Todos, sin excepción, tenemos o hemos tenido, esa historia de amor con nombre y apellido a la que nos hemos aferrado con uñas y dientes. En algún momento de nuestra vida, alguien que desbalancea nuestro amor propio y orgullo, se introduce como un germen en lo más profundo de nuestro subconsciente. Ese alguien llega como invitado, se sirve como huésped y se queda como dueño de nuestras emociones.

Fuese bueno en la medida que no nos lastimase, pero en este artículo en particular, hablamos de esos dueños de emociones que solo nos ven como títeres, mientras ellos maniobran con cada una de nuestros sentimientos, desde la más profunda tristeza, hasta la más desaforada alegría.

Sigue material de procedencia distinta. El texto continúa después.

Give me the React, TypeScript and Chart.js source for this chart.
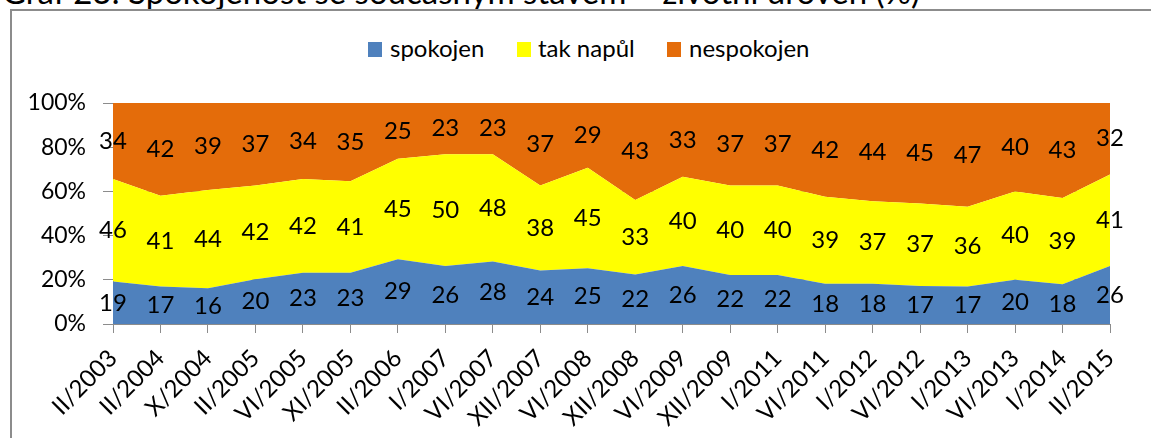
import React, { useEffect, useRef } from "react";
import { Chart, registerables } from "chart.js";

Chart.register(...registerables);

const TITLE = "Graf 23: Spokojenost se současným stavem – životní úroveň (%)";

const categories = [
  "II/2003", "II/2004", "X/2004", "II/2005", "VI/2005", "XI/2005", "II/2006",
  "I/2007", "VI/2007", "XII/2007", "VI/2008", "XII/2008", "VI/2009", "XII/2009",
  "I/2011", "VI/2011", "I/2012", "VI/2012", "I/2013", "VI/2013", "I/2014", "II/2015",
];

const seriesNames = ["spokojen", "tak napůl", "nespokojen"];

const spokojen = [19, 17, 16, 20, 23, 23, 29, 26, 28, 24, 25, 22, 26, 22, 22, 18, 18, 17, 17, 20, 18, 26];
const takNapul = [46, 41, 44, 42, 42, 41, 45, 50, 48, 38, 45, 33, 40, 40, 40, 39, 37, 37, 36, 40, 39, 41];
const nespokojen = [34, 42, 39, 37, 34, 35, 25, 23, 23, 37, 29, 43, 33, 37, 37, 42, 44, 45, 47, 40, 43, 32];

const yTicks = [0, 20, 40, 60, 80, 100];

const seriesColors = ["#4F81BD", "#FFFF00", "#E46C0A"];

const FONT = "Lato";

const rawSeries = [spokojen, takNapul, nespokojen];
const totals = categories.map((_, j) => rawSeries.reduce((s, arr) => s + arr[j], 0));
const percentSeries = rawSeries.map((arr) => arr.map((v, j) => (v / totals[j]) * 100));

const bandLabels = {
  id: "bandLabels",
  afterDatasetsDraw(chart: any) {
    const ctx = chart.ctx;
    const yScale = chart.scales.y;
    ctx.save();
    ctx.font = `24px ${FONT}`;
    ctx.fillStyle = "#000000";
    ctx.textAlign = "center";
    ctx.textBaseline = "middle";
    rawSeries.forEach((arr, i) => {
      const meta = chart.getDatasetMeta(i);
      const prev = i > 0 ? chart.getDatasetMeta(i - 1) : null;
      meta.data.forEach((pt: any, j: number) => {
        const top = pt.y;
        const bottom = prev ? prev.data[j].y : yScale.getPixelForValue(0);
        ctx.fillText(String(arr[j]), pt.x, (top + bottom) / 2);
      });
    });
    ctx.restore();
  },
};

export default function App() {
  const canvasRef = useRef<HTMLCanvasElement | null>(null);

  useEffect(() => {
    const canvas = canvasRef.current;
    if (!canvas) return;
    const chart = new Chart(canvas, {
      type: "line",
      data: {
        labels: categories,
        datasets: percentSeries.map((data, i) => ({
          label: seriesNames[i],
          data,
          backgroundColor: seriesColors[i],
          borderColor: seriesColors[i],
          borderWidth: 0,
          pointRadius: 0,
          pointHoverRadius: 0,
          tension: 0,
          fill: i === 0 ? "origin" : "-1",
        })),
      },
      options: {
        animation: false,
        responsive: false,
        maintainAspectRatio: false,
        events: [],
        layout: { padding: { top: 103, left: 0, right: 41, bottom: 0 } },
        plugins: {
          legend: { display: false },
          tooltip: { enabled: false },
          title: { display: false },
        },
        scales: {
          x: {
            offset: false,
            grid: {
              display: true,
              drawOnChartArea: false,
              drawTicks: true,
              tickLength: 9,
              color: "#8c8c8c",
            },
            border: { display: true, color: "#8c8c8c", width: 1 },
            ticks: {
              autoSkip: false,
              minRotation: 45,
              maxRotation: 45,
              padding: 11,
              color: "#000000",
              font: { family: FONT, size: 24 },
            },
            afterFit: (scale: any) => {
              scale.height = 438 - 324;
            },
          },
          y: {
            stacked: true,
            min: 0,
            max: 100,
            afterBuildTicks: (scale: any) => {
              scale.ticks = yTicks.map((v) => ({ value: v }));
            },
            grid: {
              display: true,
              drawOnChartArea: true,
              drawTicks: true,
              tickLength: 10,
              color: "#8c8c8c",
            },
            border: { display: true, color: "#8c8c8c", width: 1 },
            ticks: {
              padding: 17,
              color: "#000000",
              font: { family: FONT, size: 23 },
              callback: (v: any) => `${v}%`,
            },
            afterFit: (scale: any) => {
              scale.width = 113;
            },
          },
        },
      },
      plugins: [bandLabels],
    });
    return () => chart.destroy();
  }, []);

  const legendItems = [
    { box: 368, text: 390 },
    { box: 517, text: 538 },
    { box: 667, text: 689 },
  ];

  return (
    <div
      style={{
        position: "fixed",
        left: 0,
        top: 0,
        width: 1151,
        height: 438,
        overflow: "hidden",
        background: "#ffffff",
        fontFamily: FONT,
      }}
    >
      <div
        style={{
          position: "absolute",
          left: 2,
          top: -25,
          fontSize: 33,
          lineHeight: "33px",
          whiteSpace: "nowrap",
          color: "#000",
        }}
      >
        {TITLE}
      </div>
      <div
        style={{
          position: "absolute",
          left: 10,
          top: 9,
          width: 1300,
          height: 600,
          border: "2px solid #8c8c8c",
          boxSizing: "border-box",
        }}
      />
      {seriesNames.map((name, i) => (
        <React.Fragment key={name}>
          <div
            style={{
              position: "absolute",
              left: legendItems[i].box,
              top: 42,
              width: 14,
              height: 15,
              background: seriesColors[i],
            }}
          />
          <div
            style={{
              position: "absolute",
              left: legendItems[i].text,
              top: 36,
              fontSize: 24,
              lineHeight: "24px",
              whiteSpace: "nowrap",
              color: "#000",
            }}
          >
            {name}
          </div>
        </React.Fragment>
      ))}
      <canvas
        ref={canvasRef}
        width={1151}
        height={438}
        style={{ position: "absolute", left: 0, top: 0, width: 1151, height: 438 }}
      />
    </div>
  );
}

El dilema con ello, es que somos nosotros los que decidimos cuánto control darle y por cuánto tiempo. Porque lo doloroso no se aferra a nuestra vida, sin que nosotros lo permitamos, pues, es nuestro poder de elección, el que nos previene de escoger mal. Es esa libertad de escogencia, la que no podemos dejar de lado cuando empecemos a aferrarnos a la peor historia de amor que hayamos vivido, como si se tratase de una película adoctrinante que debemos reproducir a diario.
Debemos apelar a nuestra libertad de elección, para elegir no recordar, no aferrarnos al sentimiento muerto ni a los nombres del pasado. Es nuestro poder de elección, el que nos permite decidir que historias guardar, y cuales echar a la basura.